江沢民氏はなぜ日本を嫌ったのか
Japan In-depth / 2022年12月2日 23時0分
古森義久(ジャーナリスト・麗澤大学特別教授)
「古森義久の内外透視」
【まとめ】
・江沢民は1998年来日時、日本側に「中国への侵略を反省していない」として「歴史の直視」を高圧的に求めた。
・江沢民は訪日の直前、台湾民間人トップに、「普遍的にいえば、ごく平均的な中国人は(いまもなお)日本を痛恨しているといえる」と述べた。
・日本への憎悪が根深い江沢民氏が国家の最頂点に立ったとなれば、国全体の日本への姿勢が非常に険悪になるのも自然。
・中国と台湾の間の「障害」にも日本が関わっているとし、「日本が台湾を撃ち沈まない不沈航空母艦にしたのだ」と語った。
中国の江沢民元国家主席が11月30日、死去した。1989年の天安門事件直後から中国共産党総書記となり、1993年からは国家主席となった。1998年には江沢民氏は来日して、機会あるごとに日本側に「中国への侵略を反省していない」として「歴史の直視」を高圧的に求めた。宮中晩餐会でも同様に日本側への「教訓」を非礼にも指示した。

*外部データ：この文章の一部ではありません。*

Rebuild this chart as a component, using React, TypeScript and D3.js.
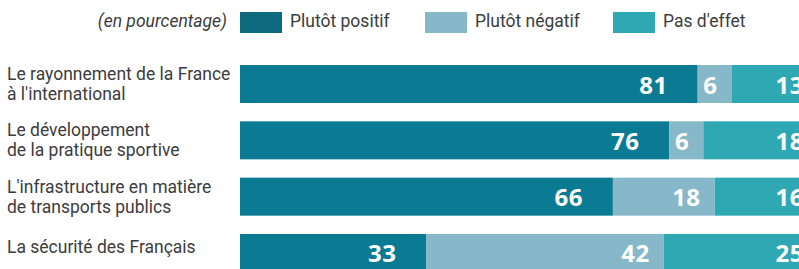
import * as React from "react";
import * as d3 from "d3";

// categories (row labels, one string per line)
const categories: string[][] = [
  ["Le rayonnement de la France", "à l'international"],
  ["Le développement", "de la pratique sportive"],
  ["L'infrastructure en matière", "de transports publics"],
  ["La sécurité des Français"],
];

const seriesNames = ["Plutôt positif", "Plutôt négatif", "Pas d'effet"];
const positif = [81, 76, 66, 33];
const negatif = [6, 6, 18, 42];
const sansEffet = [13, 18, 16, 25];

const colors = ["#0b7b94", "#86b8c9", "#2ea9b4"];
const legendColors = ["#0e6a7e", "#86b8c9", "#2ea9b4"];
const labelPad = [30, 14, 1];

const W = 799;
const H = 269;

export default function App() {
  const keys = ["p", "n", "e"];
  const rows = categories.map((c, i) => ({
    id: String(i),
    p: positif[i],
    n: negatif[i],
    e: sansEffet[i],
  }));

  const stacked = d3.stack<any>().keys(keys)(rows);

  const x = d3.scaleLinear().domain([0, 100]).range([240, 805]);
  const y = d3
    .scaleBand()
    .domain(rows.map((r) => r.id))
    .range([65, 272])
    .paddingInner(0.325)
    .paddingOuter(0);

  const legendX = [240, 425, 613];

  return (
    <svg
      width={W}
      height={H}
      style={{ position: "absolute", left: 0, top: 0, display: "block", background: "#fff" }}
    >
      {/* legend */}
      <g fontFamily="Roboto" fontSize={17.5} fill="#3c3c3c">
        <text x={227} y={27} textAnchor="end" fontStyle="italic">
          (en pourcentage)
        </text>
        {seriesNames.map((name, i) => (
          <g key={name} transform={`translate(${legendX[i]},0)`}>
            <rect x={0} y={12} width={42} height={21} fill={legendColors[i]} />
            <text x={50} y={27}>
              {name}
            </text>
          </g>
        ))}
      </g>

      {/* row labels */}
      <g fontFamily="Roboto" fontSize={17.5} fill="#3c3c3c">
        {categories.map((lines, i) => {
          const top = y(String(i)) as number;
          const first = lines.length > 1 ? top + 15 : top + 19;
          return (
            <text key={i} x={7}>
              {lines.map((l, j) => (
                <tspan key={j} x={7} y={first + j * 20}>
                  {l}
                </tspan>
              ))}
            </text>
          );
        })}
      </g>

      {/* bars */}
      {stacked.map((s, si) => (
        <g key={s.key} fill={colors[si]}>
          {s.map((d, i) => (
            <rect
              key={i}
              x={x(d[0])}
              y={y(String(i))}
              width={x(d[1]) - x(d[0])}
              height={y.bandwidth()}
            />
          ))}
        </g>
      ))}

      {/* value labels */}
      <g fontFamily="Open Sans" fontWeight="bold" fontSize={24} fill="#fff" textAnchor="end">
        {stacked.map((s, si) =>
          s.map((d, i) => (
            <text
              key={s.key + i}
              x={x(d[1]) - labelPad[si]}
              y={(y(String(i)) as number) + y.bandwidth() / 2 + 9.5}
              letterSpacing={0.5}
            >
              {d[1] - d[0]}
            </text>
          ))
        )}
      </g>
    </svg>
  );
}
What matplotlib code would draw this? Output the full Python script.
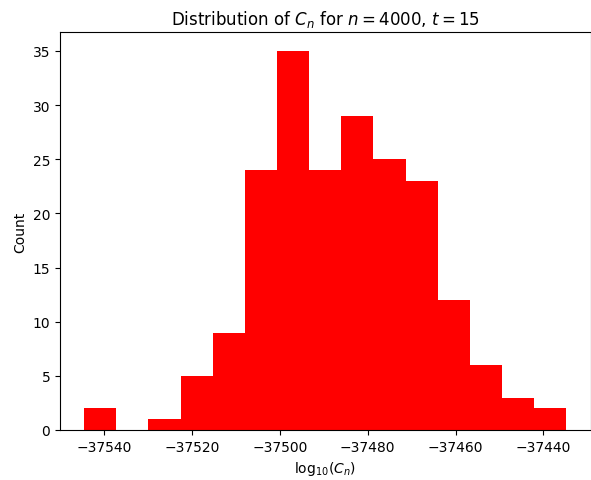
import matplotlib
matplotlib.use("Agg")
import matplotlib.pyplot as plt

bin_edges = [-37544.53, -37537.21, -37529.90, -37522.58, -37515.27, -37507.95,
             -37500.64, -37493.32, -37486.00, -37478.69, -37471.37, -37464.06,
             -37456.74, -37449.42, -37442.11, -37434.79]
counts = [2, 0, 1, 5, 9, 24, 35, 24, 29, 25, 23, 12, 6, 3, 2]

fig = plt.figure(figsize=(5.91, 4.81), dpi=100)
ax = fig.add_axes([60 / 591, 1 - 431 / 481, 530.5 / 591, 398 / 481])
ax.hist(bin_edges[:-1], bins=bin_edges, weights=counts, color="red")
ax.set_title("Distribution of $C_n$ for $n = 4000$, $t = 15$")
ax.set_xlabel(r"$\mathrm{log}_{10}(C_n)$")
ax.set_ylabel("Count")
fig.savefig("out.png", dpi=100)
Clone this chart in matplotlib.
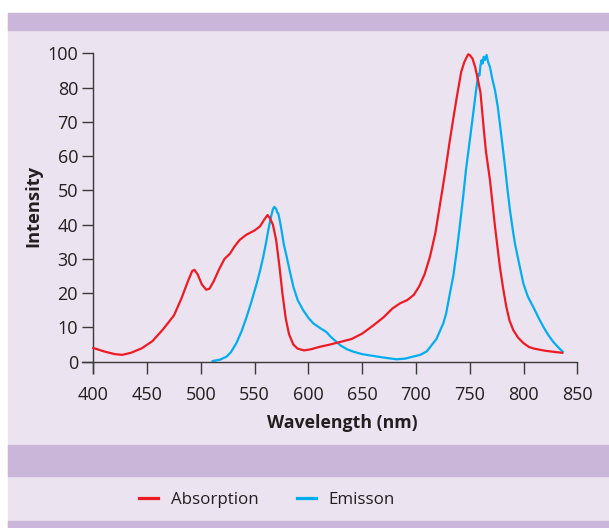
import matplotlib
matplotlib.use("Agg")
import matplotlib.pyplot as plt
from matplotlib.patches import Rectangle
from matplotlib.lines import Line2D

plt.rcParams['font.family'] = ['Open Sans', 'DejaVu Sans']

# %% Data (axis units; top tick "100" sits at 90)
abs_wl = [400, 410, 420, 427, 435, 445, 455, 465, 475, 482, 488, 492, 494, 497,
          501, 505, 508, 512, 517, 522, 527, 531, 536, 542, 550, 555, 559, 562,
          564, 567, 570, 573, 576, 579, 582, 586, 590, 596, 602, 610, 620, 630,
          640, 650, 660, 670, 678, 685, 692, 698, 703, 708, 713, 718, 722, 727,
          731.5, 735, 738, 742, 745, 748.5, 750, 752.5, 755, 757.5, 760, 763,
          765, 768.8, 773.5, 778, 781, 784, 787, 790.5, 795, 800, 805, 810, 820,
          830, 836]
abs_val = [4.0, 3.0, 2.2, 2.0, 2.6, 3.9, 6.0, 9.5, 13.5, 18.5, 23.5, 26.5, 26.8,
           25.5, 22.5, 21.0, 21.3, 23.5, 27.0, 30.0, 31.5, 33.5, 35.5, 37.0,
           38.3, 39.5, 41.5, 42.8, 42.0, 40.0, 35.5, 28.0, 19.5, 12.5, 8.0, 5.0,
           3.8, 3.3, 3.6, 4.3, 5.0, 5.8, 6.6, 8.2, 10.5, 13.0, 15.5, 17.0, 18.0,
           19.5, 22.0, 25.5, 30.6, 37.5, 45.2, 55.0, 64.6, 71.5, 77.3, 84.5,
           87.5, 89.7, 89.5, 88.5, 86.0, 82.5, 78.5, 68.0, 61.5, 53.0, 39.4,
           27.7, 21.5, 16.0, 12.0, 9.2, 7.0, 5.4, 4.3, 3.8, 3.2, 2.8, 2.6]

em_wl = [511, 518, 524, 528, 533, 538, 542.6, 547, 552, 555, 558, 560.5, 562.7,
         565, 567, 568.3, 570, 571, 572, 573.5, 575, 577, 579.8, 583, 586, 590,
         595, 600, 604.5, 610, 614, 617, 620, 626, 630, 636, 642, 650, 660, 670,
         682, 690, 697.5, 704, 710, 716, 719, 725.4, 728, 731.6, 734.7, 738,
         741, 744, 746.5, 750, 753.2, 756, 758, 759, 760, 761, 762, 763, 764,
         765.7, 767, 768.8, 771, 773.5, 776, 778, 780.5, 782.8, 785, 787.4, 790,
         792, 796, 799.8, 804, 809, 814, 818.4, 823, 827.6, 832, 836.4]
em_val = [0.2, 0.6, 1.5, 2.8, 5.4, 9.0, 13.1, 17.5, 22.9, 26.5, 30.6, 34.5,
          38.4, 42.0, 44.5, 45.2, 44.6, 43.5, 43.3, 41.0, 38.4, 34.5, 30.6,
          26.0, 21.9, 18.0, 15.1, 12.8, 11.2, 10.0, 9.2, 8.6, 7.5, 5.8, 4.7,
          3.6, 2.9, 2.2, 1.7, 1.2, 0.7, 0.9, 1.5, 2.0, 3.0, 5.4, 6.6, 11.2,
          14.0, 20.0, 25.0, 32.5, 40.3, 48.5, 56.0, 64.5, 72.4, 79.5, 84.0,
          83.5, 86.5, 88.0, 87.0, 89.0, 88.0, 89.5, 87.5, 86.0, 82.5, 79.2,
          74.5, 69.5, 63.0, 56.9, 50.5, 44.2, 38.5, 34.5, 28.5, 22.9, 19.0,
          16.0, 12.8, 10.2, 7.8, 5.8, 4.3, 2.9]

xticks = [400, 450, 500, 550, 600, 650, 700, 750, 800, 850]
yticks = [0, 10, 20, 30, 40, 50, 60, 70, 80, 90]
ytick_labels = ["0", "10", "20", "30", "40", "50", "60", "70", "80", "100"]

RED = "#ed1c24"
BLUE = "#00aeef"
INK = "#231f20"
LAV = "#ebe3f0"
PURPLE = "#cab6d8"

W, H = 609, 528
fig = plt.figure(figsize=(W / 100, H / 100), dpi=100, facecolor="white")


def band(y0, y1, color):
    # rectangles in pixel rows, from top
    fig.patches.append(Rectangle((8 / W, 1 - y1 / H), 1 - 8 / W, (y1 - y0) / H,
                                 transform=fig.transFigure, color=color,
                                 zorder=-5))


band(13, 528, LAV)
band(13, 30, PURPLE)
band(445, 476, PURPLE)
band(521, 528, PURPLE)

ax = fig.add_axes([82 / W, 1 - 373 / H, (577.3 - 82) / W, (373 - 53.3) / H])
ax.patch.set_alpha(0)
ax.plot(abs_wl, abs_val, color=RED, lw=1.6, zorder=3)
ax.plot(em_wl, em_val, color=BLUE, lw=1.6, zorder=2)

ax.set_xlim(389.5, 850)
ax.set_ylim(-3.3, 90)
ax.spines[['top', 'right']].set_visible(False)
ax.spines['left'].set_position(('data', 400))
ax.spines['bottom'].set_position(('data', 0))
for s in ('left', 'bottom'):
    ax.spines[s].set_color("#3a3a3a")
    ax.spines[s].set_linewidth(1.0)

ax.set_xticks(xticks)
ax.set_yticks(yticks)
ax.set_yticklabels(ytick_labels)
ax.tick_params(axis='x', direction='out', length=8.5, width=1.0, pad=9,
               color="#3a3a3a", labelsize=13, labelcolor=INK)
ax.tick_params(axis='y', direction='out', length=8, width=1.0, pad=3,
               color="#3a3a3a", labelsize=13, labelcolor=INK)

fig.text(342 / W, 1 - 423 / H, "Wavelength (nm)", ha='center', va='center',
         fontsize=12.8, fontweight='bold', color=INK)
fig.text(33 / W, 1 - 206 / H, "Intensity", ha='center', va='center',
         rotation=90, fontsize=13.2, fontweight='bold', color=INK)

handles = [Line2D([], [], color=RED, lw=2.3), Line2D([], [], color=BLUE, lw=2.3)]
fig.legend(handles, ["Absorption", "Emisson"], loc='center',
           bbox_to_anchor=(267 / W, 1 - 500 / H), ncol=2, frameon=False,
           fontsize=12.2, handlelength=1.1, handletextpad=0.75,
           columnspacing=2.3, labelcolor=INK)

fig.savefig("out.png", dpi=100, facecolor="white")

江氏は中国の国内でも反日教育を進め、各地に日本軍の残虐行為を宣伝する展示を建設した。
私はその江沢民氏が国家主席を務めて、反日政策を推進した1998年から2000年末にかけて産経新聞の初代中国総局長として北京に駐在した。中国側の反日キャンペーンをいやというほど体験した。報道もした。
だがそれにしても江沢民氏はいったいなぜ、これほどに日本に対する負の認識を激しく保ち続けたのだろうか。この点、私は北京での駐在を始めて間もない1998年12月にかなり核心を衝くともいえる報道をした。江沢民氏がなぜ日本を嫌い、憎むのか、という点の由来についてだった。
▲写真:左から江沢民の妻王冶坪と江沢民、明仁天皇とその妻美智子皇后(1998年11月25日 日本・東京) 出典:Photo by noboru hashimoto/Corbis via Getty Images
以下その当時の記事を紹介しながら、解説しよう。江沢民氏の死去という歴史の刻み目に立って、というような意味からである。
『【北京8日=古森義久】1998年十一月下旬の訪日で日本側に「正確な歴史認識」を迫り続けた中国の江沢民国家主席が十月の中台会談で台湾側に対し、戦争の体験に由来する日本人への「痛恨」をいまも抱いているという激しい心情を吐露していたことが八日までに明らかとなった。
江主席はこの会談で台湾問題に関しても、そもそも日本が台湾を「不沈空母」にした歴史の経緯が大きな要因だとして日本を非難したという。江主席のこの種の個人的な対日観の表明は今回の訪日で日本側の官民を驚かせた激しい日本非難の背景の一端を初めて体系的に明示したといえる。』